*Written instruction*. Would you output the whole listing below, exactly as it reads?

━━━ Provided data

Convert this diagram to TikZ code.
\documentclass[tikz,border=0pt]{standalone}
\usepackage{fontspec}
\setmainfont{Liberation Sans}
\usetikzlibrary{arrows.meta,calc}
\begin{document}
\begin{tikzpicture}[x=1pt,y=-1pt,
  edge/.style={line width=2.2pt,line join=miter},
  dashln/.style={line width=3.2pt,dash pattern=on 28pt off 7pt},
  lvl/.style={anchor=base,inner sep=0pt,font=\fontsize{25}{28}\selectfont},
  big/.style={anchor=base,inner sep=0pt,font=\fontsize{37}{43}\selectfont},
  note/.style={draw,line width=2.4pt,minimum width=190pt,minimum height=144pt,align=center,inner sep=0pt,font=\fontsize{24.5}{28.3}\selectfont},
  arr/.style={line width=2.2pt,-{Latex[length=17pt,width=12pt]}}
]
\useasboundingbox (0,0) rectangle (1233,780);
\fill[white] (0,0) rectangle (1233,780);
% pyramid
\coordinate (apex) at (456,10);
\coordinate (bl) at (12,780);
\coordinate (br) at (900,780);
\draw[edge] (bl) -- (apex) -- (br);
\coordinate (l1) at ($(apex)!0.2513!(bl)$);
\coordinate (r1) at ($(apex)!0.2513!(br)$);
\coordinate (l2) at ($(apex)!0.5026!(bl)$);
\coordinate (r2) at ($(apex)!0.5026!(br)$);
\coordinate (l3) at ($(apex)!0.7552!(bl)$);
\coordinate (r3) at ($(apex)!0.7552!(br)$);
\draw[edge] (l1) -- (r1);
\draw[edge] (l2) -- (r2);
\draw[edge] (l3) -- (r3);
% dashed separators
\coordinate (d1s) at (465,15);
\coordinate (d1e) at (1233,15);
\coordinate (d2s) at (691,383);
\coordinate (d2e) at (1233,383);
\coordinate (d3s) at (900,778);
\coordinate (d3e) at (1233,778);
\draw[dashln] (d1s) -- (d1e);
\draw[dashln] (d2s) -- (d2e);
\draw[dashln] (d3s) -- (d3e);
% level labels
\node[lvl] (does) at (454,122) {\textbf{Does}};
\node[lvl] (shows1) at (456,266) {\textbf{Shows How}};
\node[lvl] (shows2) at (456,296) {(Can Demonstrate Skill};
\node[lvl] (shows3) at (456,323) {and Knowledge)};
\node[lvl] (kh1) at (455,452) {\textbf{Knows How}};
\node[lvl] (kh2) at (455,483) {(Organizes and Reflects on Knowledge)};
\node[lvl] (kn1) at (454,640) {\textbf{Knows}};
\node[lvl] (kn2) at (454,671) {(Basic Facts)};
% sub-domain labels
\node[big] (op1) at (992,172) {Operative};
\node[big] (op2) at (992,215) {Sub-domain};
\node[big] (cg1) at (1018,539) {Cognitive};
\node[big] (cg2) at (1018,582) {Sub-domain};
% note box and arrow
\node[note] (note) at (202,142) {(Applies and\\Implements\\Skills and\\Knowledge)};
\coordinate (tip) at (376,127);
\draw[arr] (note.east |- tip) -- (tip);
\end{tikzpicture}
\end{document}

━━━━━━

*Result of this exercise*.
Convert this diagram to TikZ code.
\documentclass[tikz,border=0pt]{standalone}
\usepackage{fontspec}
\setmainfont{Liberation Sans}
\usetikzlibrary{arrows.meta,calc}
\begin{document}
\begin{tikzpicture}[x=1pt,y=-1pt,
  edge/.style={line width=2.2pt,line join=miter},
  dashln/.style={line width=3.2pt,dash pattern=on 28pt off 7pt},
  lvl/.style={anchor=base,inner sep=0pt,font=\fontsize{25}{28}\selectfont},
  big/.style={anchor=base,inner sep=0pt,font=\fontsize{37}{43}\selectfont},
  note/.style={draw,line width=2.4pt,minimum width=190pt,minimum height=144pt,align=center,inner sep=0pt,font=\fontsize{24.5}{28.3}\selectfont},
  arr/.style={line width=2.2pt,-{Latex[length=17pt,width=12pt]}}
]
\useasboundingbox (0,0) rectangle (1233,780);
\fill[white] (0,0) rectangle (1233,780);
% pyramid
\coordinate (apex) at (456,10);
\coordinate (bl) at (12,780);
\coordinate (br) at (900,780);
\draw[edge] (bl) -- (apex) -- (br);
\coordinate (l1) at ($(apex)!0.2513!(bl)$);
\coordinate (r1) at ($(apex)!0.2513!(br)$);
\coordinate (l2) at ($(apex)!0.5026!(bl)$);
\coordinate (r2) at ($(apex)!0.5026!(br)$);
\coordinate (l3) at ($(apex)!0.7552!(bl)$);
\coordinate (r3) at ($(apex)!0.7552!(br)$);
\draw[edge] (l1) -- (r1);
\draw[edge] (l2) -- (r2);
\draw[edge] (l3) -- (r3);
% dashed separators
\coordinate (d1s) at (465,15);
\coordinate (d1e) at (1233,15);
\coordinate (d2s) at (691,383);
\coordinate (d2e) at (1233,383);
\coordinate (d3s) at (900,778);
\coordinate (d3e) at (1233,778);
\draw[dashln] (d1s) -- (d1e);
\draw[dashln] (d2s) -- (d2e);
\draw[dashln] (d3s) -- (d3e);
% level labels
\node[lvl] (does) at (454,122) {\textbf{Does}};
\node[lvl] (shows1) at (456,266) {\textbf{Shows How}};
\node[lvl] (shows2) at (456,296) {(Can Demonstrate Skill};
\node[lvl] (shows3) at (456,323) {and Knowledge)};
\node[lvl] (kh1) at (455,452) {\textbf{Knows How}};
\node[lvl] (kh2) at (455,483) {(Organizes and Reflects on Knowledge)};
\node[lvl] (kn1) at (454,640) {\textbf{Knows}};
\node[lvl] (kn2) at (454,671) {(Basic Facts)};
% sub-domain labels
\node[big] (op1) at (992,172) {Operative};
\node[big] (op2) at (992,215) {Sub-domain};
\node[big] (cg1) at (1018,539) {Cognitive};
\node[big] (cg2) at (1018,582) {Sub-domain};
% note box and arrow
\node[note] (note) at (202,142) {(Applies and\\Implements\\Skills and\\Knowledge)};
\coordinate (tip) at (376,127);
\draw[arr] (note.east |- tip) -- (tip);
\end{tikzpicture}
\end{document}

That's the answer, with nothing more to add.